▶ [Supplied data]

━━━━━━━━━━━━━━━━━━━━━━━━━━━━━━

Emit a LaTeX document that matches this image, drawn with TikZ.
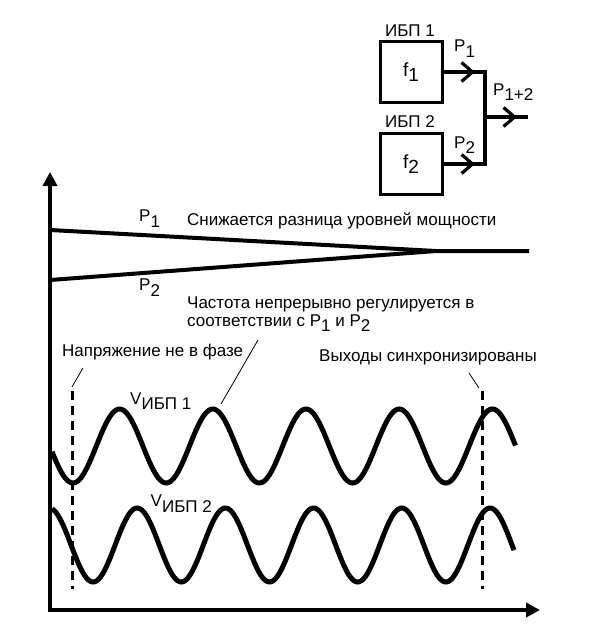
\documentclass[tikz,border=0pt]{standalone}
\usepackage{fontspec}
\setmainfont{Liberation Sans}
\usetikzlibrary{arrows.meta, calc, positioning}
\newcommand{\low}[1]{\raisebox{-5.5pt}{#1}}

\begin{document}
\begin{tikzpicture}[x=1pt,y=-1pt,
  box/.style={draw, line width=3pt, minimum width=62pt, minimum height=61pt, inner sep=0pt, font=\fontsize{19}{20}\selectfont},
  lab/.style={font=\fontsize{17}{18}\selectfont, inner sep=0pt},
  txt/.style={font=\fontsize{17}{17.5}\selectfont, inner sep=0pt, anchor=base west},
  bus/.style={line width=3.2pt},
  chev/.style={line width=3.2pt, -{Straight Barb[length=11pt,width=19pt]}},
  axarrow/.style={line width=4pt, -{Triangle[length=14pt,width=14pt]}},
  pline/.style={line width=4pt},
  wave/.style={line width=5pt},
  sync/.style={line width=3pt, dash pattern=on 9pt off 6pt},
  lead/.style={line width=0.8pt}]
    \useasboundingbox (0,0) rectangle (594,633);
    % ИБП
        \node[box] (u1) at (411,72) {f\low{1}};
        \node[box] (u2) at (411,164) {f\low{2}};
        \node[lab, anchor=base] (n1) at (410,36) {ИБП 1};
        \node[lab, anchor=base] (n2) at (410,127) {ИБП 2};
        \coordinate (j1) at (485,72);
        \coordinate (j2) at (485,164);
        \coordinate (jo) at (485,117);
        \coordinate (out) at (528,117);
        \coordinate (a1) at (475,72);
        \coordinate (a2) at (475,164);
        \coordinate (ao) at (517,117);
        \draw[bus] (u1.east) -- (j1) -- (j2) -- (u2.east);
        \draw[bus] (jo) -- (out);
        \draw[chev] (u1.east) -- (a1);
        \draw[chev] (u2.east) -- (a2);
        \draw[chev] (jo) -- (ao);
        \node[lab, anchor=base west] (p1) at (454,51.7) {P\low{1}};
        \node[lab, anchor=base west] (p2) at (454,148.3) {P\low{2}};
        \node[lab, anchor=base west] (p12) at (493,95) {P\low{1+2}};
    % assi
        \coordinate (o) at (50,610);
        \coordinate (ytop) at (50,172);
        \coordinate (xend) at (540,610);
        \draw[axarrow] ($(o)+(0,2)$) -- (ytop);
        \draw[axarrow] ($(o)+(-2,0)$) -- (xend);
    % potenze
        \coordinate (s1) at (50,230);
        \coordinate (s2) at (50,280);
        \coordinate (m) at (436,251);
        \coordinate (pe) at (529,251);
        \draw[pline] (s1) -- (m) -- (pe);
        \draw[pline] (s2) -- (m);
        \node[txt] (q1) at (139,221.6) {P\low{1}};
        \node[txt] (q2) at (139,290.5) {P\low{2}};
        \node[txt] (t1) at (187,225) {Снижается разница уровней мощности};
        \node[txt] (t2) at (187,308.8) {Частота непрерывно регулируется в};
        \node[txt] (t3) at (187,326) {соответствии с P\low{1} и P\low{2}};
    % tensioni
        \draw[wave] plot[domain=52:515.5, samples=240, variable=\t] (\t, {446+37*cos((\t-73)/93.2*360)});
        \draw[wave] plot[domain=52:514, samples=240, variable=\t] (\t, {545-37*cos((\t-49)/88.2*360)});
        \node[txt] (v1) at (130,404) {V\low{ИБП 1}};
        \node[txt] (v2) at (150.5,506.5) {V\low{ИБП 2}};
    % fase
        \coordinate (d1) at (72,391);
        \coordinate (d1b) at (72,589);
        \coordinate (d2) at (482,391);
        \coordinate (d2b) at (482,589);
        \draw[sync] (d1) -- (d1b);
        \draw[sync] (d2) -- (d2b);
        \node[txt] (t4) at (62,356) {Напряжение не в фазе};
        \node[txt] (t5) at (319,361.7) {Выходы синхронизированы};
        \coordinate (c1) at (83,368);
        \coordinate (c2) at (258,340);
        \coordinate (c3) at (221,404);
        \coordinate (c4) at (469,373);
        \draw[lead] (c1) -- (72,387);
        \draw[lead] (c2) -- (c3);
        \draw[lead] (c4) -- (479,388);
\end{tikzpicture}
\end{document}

━━━━━━━━━━━━━━━━━━━━━━━━━━━━━━

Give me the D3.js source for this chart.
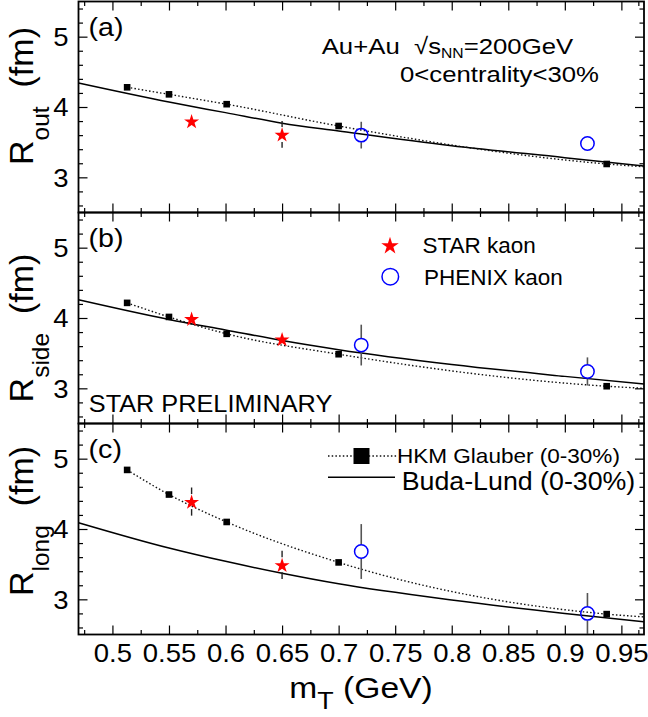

━━━━━━━━━━━━━━━━━━━━━━━━━━━━━━

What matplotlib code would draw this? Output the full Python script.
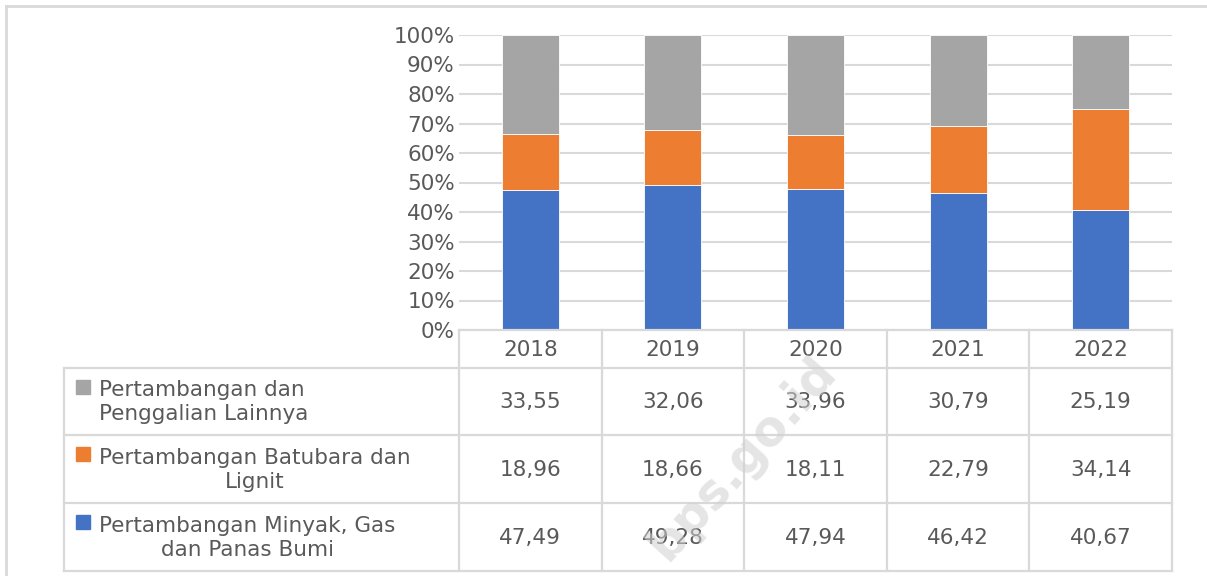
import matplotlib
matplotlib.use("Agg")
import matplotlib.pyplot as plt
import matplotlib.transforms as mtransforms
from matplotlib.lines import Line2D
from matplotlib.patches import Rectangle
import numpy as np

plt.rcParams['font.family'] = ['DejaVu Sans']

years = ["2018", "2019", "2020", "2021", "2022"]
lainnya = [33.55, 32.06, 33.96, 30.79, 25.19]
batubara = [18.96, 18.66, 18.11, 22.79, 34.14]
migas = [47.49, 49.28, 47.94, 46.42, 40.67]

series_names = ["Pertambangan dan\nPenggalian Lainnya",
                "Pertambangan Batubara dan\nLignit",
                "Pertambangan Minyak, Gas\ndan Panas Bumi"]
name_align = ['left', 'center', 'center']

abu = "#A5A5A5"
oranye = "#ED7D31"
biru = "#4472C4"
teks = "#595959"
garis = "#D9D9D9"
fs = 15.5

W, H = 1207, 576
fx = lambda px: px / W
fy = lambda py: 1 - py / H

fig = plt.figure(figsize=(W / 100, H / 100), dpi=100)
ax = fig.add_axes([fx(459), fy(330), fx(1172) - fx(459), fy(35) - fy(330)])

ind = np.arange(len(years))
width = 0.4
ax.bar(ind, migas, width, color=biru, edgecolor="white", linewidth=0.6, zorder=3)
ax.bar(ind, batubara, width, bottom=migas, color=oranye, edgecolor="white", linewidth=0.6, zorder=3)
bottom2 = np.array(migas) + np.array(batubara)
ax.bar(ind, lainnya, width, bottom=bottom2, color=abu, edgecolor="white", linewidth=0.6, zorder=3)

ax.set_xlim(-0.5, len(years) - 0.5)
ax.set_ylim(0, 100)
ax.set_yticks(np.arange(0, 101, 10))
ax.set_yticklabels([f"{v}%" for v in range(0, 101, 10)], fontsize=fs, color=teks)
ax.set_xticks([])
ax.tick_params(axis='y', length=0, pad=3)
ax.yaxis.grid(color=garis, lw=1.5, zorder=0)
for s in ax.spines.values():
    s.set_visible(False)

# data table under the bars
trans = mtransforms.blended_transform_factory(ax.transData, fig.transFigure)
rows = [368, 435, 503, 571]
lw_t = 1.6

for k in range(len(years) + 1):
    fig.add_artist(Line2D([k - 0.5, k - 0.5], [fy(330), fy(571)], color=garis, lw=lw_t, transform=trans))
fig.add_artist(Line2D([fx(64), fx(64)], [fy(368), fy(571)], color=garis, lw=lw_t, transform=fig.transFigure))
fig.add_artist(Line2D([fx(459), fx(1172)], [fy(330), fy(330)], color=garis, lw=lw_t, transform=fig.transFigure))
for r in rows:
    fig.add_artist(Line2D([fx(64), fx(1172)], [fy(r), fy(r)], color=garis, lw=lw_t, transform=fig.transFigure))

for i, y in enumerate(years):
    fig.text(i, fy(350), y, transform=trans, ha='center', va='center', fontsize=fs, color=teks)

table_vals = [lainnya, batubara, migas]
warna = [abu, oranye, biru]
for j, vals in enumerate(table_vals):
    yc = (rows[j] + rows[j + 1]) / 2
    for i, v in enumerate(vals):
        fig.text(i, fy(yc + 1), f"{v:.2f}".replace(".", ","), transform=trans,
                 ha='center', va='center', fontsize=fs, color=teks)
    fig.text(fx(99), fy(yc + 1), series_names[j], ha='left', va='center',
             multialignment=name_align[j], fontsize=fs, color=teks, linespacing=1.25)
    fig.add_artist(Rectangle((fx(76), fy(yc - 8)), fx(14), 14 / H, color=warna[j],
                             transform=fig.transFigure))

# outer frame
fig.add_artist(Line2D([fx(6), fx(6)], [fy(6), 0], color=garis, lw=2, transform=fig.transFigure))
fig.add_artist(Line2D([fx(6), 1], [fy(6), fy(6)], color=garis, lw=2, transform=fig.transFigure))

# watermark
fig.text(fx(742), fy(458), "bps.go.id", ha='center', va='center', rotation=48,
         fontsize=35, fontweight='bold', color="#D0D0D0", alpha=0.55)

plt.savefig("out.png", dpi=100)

━━━━━━━━━━━━━━━━━━━━━━━━━━━━━━

In the listing above, find the line containing "What matplotlib code" and the line containing "import numpy as np", then output those two lines and everything between them exactly as written, without the images.

▶ [Answer to the problem]
What matplotlib code would draw this? Output the full Python script.
import matplotlib
matplotlib.use("Agg")
import matplotlib.pyplot as plt
import matplotlib.transforms as mtransforms
from matplotlib.lines import Line2D
from matplotlib.patches import Rectangle
import numpy as np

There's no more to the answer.